The Mueller report concluded Russia “interfered in the 2016 presidential election in sweeping and systematic fashion.” The Senate Intelligence Committee issued a bipartisan report in August saying the Kremlin has waged a campaign to discredit the Mueller investigation and is using social media today to stir up cultural and racial discord.

The Russians call it active measures. In 1970, and still today, we call it covert action.

The shoe, as they say, is on the other foot.

Under Kissinger’s direction, the CIA didn’t overthrow the Chilean government, but it stirred up enough economic and political chaos to make the generals’ job easy. Their regime quickly turned murderous: During its 16-year reign of terror, Pinochet’s army and secret police not only killed and “disappeared” more than 3,000 of its own citizens, it launched a global program to hunt down and assassinate its dissidents abroad, including, most notably, Orlando Letelier, the Allende government’s former defense minister and ambassador to the U.S., who had taken refuge in Washington, D.C. On the night of September 18, 1976, a Chilean agent crawled under Letelier’s car in his Bethesda, Maryland driveway and attached a bomb, which was activated remotely three days later as he drove to work in the city. Letelier died almost instantly. Ronni Karpen Moffitt, the wife of Letelier’s young assistant Michael Moffit, was also killed in the blast. 

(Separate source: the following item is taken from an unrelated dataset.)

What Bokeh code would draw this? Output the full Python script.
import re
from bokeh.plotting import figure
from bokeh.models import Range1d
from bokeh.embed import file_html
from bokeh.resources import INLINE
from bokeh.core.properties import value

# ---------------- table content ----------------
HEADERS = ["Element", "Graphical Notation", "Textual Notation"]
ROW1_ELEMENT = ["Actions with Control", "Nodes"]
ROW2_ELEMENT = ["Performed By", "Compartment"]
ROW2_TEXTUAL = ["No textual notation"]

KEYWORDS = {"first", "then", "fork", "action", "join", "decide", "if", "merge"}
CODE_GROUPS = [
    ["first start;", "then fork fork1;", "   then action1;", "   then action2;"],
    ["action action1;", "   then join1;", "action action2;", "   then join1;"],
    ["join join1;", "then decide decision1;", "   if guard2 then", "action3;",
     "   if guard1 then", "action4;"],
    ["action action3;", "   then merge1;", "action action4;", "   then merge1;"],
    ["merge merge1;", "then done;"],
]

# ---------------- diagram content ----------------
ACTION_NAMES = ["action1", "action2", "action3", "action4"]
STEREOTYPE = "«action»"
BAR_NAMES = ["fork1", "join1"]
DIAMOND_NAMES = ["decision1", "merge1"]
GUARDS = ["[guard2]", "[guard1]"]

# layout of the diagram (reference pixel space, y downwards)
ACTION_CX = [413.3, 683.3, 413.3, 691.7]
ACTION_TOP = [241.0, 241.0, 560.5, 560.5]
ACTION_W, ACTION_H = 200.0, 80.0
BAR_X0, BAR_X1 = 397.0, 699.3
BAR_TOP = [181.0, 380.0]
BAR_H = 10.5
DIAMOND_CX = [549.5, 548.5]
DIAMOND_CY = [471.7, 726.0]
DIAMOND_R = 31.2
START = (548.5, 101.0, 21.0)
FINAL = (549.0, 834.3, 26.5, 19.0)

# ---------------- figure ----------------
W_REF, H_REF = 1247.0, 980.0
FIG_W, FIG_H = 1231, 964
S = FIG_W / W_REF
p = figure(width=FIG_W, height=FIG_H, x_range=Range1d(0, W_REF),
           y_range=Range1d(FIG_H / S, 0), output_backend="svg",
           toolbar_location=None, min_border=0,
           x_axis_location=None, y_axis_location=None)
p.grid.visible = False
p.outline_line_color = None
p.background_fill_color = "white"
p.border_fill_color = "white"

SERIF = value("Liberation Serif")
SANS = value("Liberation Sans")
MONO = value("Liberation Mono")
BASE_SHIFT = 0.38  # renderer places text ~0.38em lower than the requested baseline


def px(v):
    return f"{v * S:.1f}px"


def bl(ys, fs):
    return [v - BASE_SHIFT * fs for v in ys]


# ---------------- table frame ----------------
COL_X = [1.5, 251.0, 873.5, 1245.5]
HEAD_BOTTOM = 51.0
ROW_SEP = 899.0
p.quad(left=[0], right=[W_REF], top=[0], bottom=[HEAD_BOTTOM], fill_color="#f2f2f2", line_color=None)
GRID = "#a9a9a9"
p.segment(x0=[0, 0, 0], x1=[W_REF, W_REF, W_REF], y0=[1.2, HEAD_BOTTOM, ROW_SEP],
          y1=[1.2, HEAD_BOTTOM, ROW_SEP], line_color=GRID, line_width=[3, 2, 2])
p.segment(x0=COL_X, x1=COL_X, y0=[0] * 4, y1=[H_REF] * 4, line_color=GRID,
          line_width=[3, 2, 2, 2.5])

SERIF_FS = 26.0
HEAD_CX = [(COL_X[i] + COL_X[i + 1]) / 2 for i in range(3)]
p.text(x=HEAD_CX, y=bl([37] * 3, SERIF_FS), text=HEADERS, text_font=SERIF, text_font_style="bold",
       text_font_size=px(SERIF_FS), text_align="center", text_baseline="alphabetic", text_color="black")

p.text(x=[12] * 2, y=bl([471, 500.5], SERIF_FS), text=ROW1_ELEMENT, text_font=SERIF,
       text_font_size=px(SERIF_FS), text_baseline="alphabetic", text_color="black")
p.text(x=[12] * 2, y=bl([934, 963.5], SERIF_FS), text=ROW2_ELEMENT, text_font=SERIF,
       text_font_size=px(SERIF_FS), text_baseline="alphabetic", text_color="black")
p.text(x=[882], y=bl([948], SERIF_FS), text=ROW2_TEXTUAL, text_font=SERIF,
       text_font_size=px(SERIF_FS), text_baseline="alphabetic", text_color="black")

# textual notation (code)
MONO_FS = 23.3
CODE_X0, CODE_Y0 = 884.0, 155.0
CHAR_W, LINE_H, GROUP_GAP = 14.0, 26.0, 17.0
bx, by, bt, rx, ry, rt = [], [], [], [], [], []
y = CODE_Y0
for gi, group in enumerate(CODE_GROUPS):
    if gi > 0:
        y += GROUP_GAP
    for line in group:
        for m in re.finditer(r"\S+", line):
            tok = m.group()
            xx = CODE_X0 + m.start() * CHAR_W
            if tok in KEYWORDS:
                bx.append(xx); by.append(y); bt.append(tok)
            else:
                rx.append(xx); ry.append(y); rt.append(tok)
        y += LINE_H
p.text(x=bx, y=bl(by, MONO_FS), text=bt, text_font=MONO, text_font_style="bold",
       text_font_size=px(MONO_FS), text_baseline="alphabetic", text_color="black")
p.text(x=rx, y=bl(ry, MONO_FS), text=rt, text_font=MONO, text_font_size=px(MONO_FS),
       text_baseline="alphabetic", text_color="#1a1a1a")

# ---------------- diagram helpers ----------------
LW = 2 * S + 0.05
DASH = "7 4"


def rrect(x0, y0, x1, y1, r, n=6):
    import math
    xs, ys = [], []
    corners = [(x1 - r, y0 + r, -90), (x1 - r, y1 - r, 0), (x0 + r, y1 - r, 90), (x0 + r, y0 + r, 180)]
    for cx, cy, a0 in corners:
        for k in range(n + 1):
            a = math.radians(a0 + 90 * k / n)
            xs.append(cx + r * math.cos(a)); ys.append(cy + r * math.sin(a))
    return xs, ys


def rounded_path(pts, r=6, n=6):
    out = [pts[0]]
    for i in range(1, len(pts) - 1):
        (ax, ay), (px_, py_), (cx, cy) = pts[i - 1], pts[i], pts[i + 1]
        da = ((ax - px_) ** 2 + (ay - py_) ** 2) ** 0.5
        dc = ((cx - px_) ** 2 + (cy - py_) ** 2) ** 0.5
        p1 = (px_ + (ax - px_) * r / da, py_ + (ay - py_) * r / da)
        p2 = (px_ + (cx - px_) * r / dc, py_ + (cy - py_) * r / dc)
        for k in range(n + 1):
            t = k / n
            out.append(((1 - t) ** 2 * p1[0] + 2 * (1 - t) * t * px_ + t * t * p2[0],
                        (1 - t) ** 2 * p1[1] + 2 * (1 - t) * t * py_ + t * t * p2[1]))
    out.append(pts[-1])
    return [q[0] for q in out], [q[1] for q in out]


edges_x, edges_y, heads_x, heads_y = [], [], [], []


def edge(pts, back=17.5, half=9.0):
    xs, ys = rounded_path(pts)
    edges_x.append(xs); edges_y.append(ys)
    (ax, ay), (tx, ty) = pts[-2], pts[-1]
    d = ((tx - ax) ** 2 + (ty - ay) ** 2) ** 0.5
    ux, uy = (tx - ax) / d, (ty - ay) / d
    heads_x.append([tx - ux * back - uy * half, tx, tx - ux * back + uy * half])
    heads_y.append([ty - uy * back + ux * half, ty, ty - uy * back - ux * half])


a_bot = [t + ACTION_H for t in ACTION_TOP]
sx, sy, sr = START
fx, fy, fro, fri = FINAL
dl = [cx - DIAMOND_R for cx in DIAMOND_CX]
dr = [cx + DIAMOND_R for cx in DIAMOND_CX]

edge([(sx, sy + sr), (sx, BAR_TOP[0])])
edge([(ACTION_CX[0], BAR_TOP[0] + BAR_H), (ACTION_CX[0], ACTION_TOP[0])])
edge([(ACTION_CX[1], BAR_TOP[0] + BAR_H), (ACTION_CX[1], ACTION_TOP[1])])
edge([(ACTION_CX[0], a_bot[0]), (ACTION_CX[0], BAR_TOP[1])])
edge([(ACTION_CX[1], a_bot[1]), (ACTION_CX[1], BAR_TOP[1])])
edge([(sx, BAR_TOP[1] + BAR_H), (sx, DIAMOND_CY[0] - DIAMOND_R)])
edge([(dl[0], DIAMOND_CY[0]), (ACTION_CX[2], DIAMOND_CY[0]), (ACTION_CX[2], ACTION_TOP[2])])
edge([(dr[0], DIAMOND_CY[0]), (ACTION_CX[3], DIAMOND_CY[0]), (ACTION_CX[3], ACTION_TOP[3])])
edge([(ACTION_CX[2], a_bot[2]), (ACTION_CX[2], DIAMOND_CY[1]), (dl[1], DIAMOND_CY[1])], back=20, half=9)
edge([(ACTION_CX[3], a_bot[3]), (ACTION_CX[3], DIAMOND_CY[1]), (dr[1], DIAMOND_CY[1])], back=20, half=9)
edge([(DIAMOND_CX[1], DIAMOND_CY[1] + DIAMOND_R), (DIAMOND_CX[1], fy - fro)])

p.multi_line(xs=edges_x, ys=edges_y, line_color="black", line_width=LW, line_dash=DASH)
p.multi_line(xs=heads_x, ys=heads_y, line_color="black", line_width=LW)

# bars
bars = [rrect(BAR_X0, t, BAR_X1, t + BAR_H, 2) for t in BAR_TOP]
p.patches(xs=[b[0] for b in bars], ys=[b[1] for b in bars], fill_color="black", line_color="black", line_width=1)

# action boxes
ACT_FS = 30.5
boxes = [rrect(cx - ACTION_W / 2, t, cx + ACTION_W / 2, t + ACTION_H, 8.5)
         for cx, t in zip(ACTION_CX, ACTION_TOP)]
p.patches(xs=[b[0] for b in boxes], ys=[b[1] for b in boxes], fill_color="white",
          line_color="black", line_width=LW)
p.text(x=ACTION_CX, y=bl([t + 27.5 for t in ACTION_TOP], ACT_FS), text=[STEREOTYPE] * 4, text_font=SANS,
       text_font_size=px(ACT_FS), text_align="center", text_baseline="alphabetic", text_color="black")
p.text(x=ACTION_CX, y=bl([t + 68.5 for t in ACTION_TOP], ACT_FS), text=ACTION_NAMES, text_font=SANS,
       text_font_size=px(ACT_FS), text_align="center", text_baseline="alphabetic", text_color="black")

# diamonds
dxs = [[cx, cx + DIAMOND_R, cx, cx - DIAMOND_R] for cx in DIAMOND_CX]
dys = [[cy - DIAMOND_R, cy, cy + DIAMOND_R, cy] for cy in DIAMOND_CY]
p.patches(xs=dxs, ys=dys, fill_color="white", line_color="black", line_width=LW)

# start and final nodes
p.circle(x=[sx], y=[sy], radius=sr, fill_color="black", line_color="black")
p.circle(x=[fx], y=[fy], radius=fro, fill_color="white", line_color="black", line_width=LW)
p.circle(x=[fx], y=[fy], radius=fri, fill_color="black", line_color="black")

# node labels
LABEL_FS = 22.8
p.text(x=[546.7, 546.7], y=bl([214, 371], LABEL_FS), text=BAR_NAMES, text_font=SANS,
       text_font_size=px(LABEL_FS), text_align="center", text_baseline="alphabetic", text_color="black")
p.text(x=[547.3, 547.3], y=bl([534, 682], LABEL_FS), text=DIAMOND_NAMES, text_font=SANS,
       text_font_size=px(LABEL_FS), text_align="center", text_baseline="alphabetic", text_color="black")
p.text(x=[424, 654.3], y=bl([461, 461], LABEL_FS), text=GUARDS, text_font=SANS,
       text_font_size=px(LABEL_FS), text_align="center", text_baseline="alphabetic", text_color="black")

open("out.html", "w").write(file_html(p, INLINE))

The “cold blooded” Kissinger memo was just one of hundreds on the Chilean coup that the Obama administration declassified and the National Security Archive has published. Since its founding in 1985 by journalists and scholars to check rising government secrecy,” the organization has been unearthing formerly classified documents on not just on Chile but many other chapters of the Cold War, such as once-secret papers pertaining to U.S. relations with Russia and China.

Kissinger’s team eventually produced National Security Study Memorandum 97, which “contained a TOP SECRET annex titled ‘Extreme Option: Overthrow Allende,’ which addressed the assumptions, advantages, and disadvantages of a military coup if Allende was elected,” according to Peter Kornbluth, who directs the archive’s Cuba and Chile documentation projects.

John Dinges, a Washington Post correspondent in Chile during the coup and author of The Condor Years: How Pinochet and His Allies Brought Terrorism to Three Continents, calls the trove invaluable.

“The Chile documents have exposed the dark secrets of U.S, support for enemies of democracy abroad,” he told SpyTalk. “They give us an amazingly complete and incontrovertible record of a sordid chapter in our history, when military dictatorship was preferred to democracy to avert the specter of a successful socialist model for poor countries.”

“What happened in Chile has echoes today,” added Dinges, a SpyTalk contributing editor who is updating his Condor book with significant new information. “The U.S. government was trying to reverse a legitimate election result in a peaceful democratic country. The top Chilean military leadership was firmly opposed to the election meddling and the CIA knew it.” 

“The plot,” he says, “was a tragic failure.”